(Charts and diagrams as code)
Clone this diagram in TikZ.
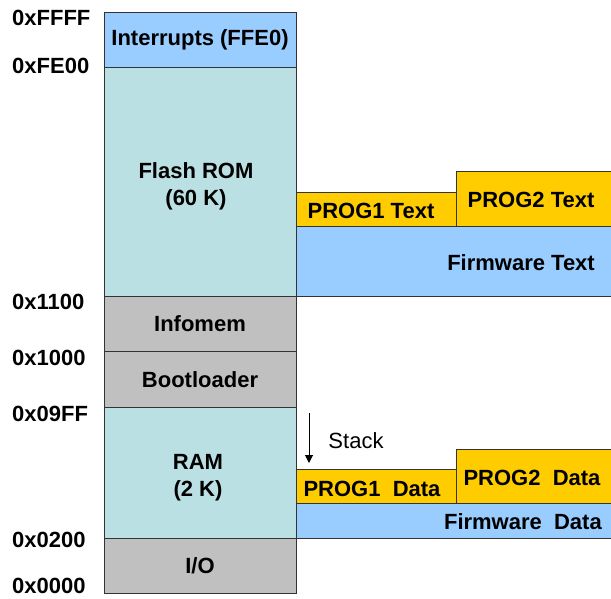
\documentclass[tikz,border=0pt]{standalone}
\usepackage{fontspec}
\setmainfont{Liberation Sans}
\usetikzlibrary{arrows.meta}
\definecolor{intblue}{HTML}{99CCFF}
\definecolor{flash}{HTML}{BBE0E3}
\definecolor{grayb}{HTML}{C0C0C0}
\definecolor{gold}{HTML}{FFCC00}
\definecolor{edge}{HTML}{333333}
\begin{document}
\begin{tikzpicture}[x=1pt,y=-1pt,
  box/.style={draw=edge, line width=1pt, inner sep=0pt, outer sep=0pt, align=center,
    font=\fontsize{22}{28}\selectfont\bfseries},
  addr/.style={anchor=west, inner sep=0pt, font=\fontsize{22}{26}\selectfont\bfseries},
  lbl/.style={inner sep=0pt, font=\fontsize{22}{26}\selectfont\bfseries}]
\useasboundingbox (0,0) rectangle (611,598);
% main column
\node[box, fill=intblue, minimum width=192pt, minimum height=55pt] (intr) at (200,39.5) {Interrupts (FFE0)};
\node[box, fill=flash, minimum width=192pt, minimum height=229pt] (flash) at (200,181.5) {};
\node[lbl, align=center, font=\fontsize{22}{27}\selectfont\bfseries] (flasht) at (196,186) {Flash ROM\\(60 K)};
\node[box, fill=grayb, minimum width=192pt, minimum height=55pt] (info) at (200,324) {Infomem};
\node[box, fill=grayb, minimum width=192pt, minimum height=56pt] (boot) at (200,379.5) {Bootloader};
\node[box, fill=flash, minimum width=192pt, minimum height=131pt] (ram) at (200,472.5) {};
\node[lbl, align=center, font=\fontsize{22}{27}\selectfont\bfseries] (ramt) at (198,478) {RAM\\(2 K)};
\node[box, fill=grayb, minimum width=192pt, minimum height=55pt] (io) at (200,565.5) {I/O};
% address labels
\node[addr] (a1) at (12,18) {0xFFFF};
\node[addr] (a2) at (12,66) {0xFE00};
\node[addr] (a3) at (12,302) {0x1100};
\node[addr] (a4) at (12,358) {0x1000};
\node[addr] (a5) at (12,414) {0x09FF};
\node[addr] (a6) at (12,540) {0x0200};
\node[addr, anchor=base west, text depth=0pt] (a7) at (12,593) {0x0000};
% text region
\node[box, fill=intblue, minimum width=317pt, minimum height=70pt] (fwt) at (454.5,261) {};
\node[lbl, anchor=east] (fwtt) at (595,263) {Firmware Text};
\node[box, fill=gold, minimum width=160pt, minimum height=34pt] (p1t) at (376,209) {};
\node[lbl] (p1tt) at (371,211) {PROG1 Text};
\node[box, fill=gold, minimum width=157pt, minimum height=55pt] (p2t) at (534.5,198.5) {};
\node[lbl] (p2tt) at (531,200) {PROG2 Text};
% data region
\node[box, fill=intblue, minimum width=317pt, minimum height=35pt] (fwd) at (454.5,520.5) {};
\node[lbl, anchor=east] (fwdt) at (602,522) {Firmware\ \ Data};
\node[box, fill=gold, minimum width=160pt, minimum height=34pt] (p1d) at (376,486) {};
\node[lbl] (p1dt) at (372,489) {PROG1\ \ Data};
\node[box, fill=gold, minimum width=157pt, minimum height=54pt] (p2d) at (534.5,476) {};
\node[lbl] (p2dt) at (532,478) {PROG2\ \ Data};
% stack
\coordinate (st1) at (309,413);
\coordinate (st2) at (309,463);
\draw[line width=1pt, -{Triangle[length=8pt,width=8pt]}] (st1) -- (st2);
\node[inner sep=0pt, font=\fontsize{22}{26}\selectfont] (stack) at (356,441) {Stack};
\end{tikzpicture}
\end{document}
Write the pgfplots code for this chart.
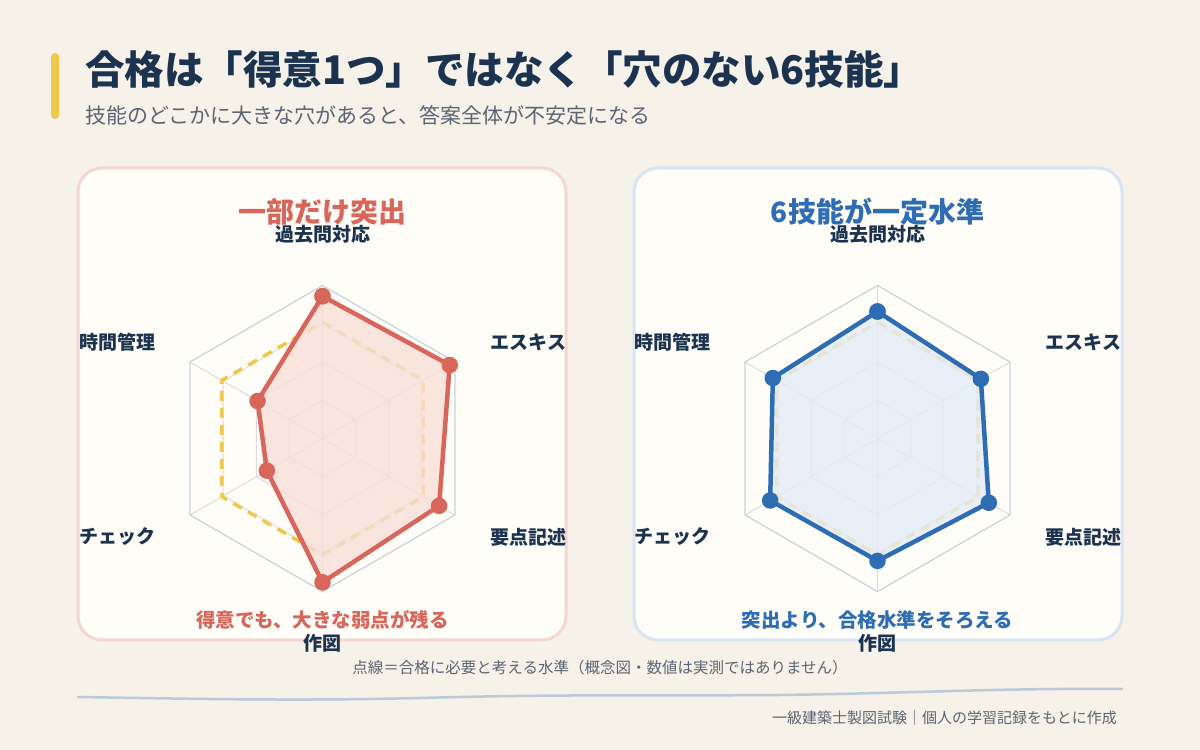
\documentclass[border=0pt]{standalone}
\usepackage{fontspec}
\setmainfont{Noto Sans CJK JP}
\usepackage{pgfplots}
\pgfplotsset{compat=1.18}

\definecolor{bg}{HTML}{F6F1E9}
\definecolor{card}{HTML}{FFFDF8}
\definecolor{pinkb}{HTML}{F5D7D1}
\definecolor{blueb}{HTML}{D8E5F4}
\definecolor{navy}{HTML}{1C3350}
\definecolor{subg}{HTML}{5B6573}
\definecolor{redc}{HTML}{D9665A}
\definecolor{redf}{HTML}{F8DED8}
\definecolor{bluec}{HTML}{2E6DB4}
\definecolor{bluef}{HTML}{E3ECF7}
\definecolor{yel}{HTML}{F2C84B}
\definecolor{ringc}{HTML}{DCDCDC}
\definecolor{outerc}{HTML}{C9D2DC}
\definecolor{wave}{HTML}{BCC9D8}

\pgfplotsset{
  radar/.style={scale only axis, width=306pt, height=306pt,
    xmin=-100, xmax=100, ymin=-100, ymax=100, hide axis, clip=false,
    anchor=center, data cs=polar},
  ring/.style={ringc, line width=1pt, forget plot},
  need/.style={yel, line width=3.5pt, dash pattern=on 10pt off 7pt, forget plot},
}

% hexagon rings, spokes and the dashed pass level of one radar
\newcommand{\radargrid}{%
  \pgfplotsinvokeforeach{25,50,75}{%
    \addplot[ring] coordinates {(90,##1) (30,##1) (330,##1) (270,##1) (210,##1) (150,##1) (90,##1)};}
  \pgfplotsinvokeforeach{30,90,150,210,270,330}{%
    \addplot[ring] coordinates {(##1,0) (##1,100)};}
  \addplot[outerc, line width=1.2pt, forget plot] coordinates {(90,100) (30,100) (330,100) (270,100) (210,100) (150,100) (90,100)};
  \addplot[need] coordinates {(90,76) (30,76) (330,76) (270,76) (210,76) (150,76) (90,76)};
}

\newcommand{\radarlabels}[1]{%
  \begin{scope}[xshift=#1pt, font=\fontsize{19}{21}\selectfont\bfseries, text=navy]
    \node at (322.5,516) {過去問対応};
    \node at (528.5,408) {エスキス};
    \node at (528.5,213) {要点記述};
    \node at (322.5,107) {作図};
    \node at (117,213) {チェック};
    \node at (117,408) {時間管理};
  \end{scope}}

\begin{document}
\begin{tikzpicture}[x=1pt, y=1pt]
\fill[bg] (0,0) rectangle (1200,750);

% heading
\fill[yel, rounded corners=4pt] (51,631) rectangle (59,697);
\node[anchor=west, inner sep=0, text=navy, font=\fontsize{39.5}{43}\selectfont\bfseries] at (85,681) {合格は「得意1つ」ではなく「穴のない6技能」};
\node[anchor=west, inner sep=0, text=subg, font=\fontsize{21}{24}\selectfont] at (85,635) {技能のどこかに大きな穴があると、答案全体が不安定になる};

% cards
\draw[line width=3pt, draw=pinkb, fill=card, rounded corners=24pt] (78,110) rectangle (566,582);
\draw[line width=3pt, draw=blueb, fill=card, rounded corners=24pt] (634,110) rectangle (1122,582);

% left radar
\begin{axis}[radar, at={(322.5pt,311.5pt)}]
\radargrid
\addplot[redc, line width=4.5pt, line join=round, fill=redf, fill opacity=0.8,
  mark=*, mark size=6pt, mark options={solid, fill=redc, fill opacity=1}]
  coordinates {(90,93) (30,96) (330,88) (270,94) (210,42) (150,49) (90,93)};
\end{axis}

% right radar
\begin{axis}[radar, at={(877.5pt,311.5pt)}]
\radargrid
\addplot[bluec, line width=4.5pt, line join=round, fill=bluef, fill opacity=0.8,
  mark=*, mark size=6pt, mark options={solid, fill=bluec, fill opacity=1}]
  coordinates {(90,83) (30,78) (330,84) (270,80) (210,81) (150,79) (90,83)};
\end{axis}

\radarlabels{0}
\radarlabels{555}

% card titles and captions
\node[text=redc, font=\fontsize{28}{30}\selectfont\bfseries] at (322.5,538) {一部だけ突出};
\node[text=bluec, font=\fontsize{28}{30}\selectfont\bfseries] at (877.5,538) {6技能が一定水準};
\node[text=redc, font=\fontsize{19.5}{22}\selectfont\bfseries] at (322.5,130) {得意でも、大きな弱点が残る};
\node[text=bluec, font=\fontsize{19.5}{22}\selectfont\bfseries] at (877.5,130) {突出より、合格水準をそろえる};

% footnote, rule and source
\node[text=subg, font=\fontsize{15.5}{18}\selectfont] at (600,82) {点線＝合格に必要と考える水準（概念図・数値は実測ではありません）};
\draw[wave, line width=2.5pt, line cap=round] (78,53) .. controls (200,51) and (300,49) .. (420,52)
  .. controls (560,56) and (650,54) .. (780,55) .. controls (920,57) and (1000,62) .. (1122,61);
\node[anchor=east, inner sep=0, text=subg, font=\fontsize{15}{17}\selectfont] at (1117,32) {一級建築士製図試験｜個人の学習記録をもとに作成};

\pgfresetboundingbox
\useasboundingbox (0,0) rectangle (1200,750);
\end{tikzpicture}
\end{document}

■ Task to complete:
From the entries above, collect every line with the string "this" in it.

■ Exercise result:
Clone this diagram in TikZ.
Write the pgfplots code for this chart.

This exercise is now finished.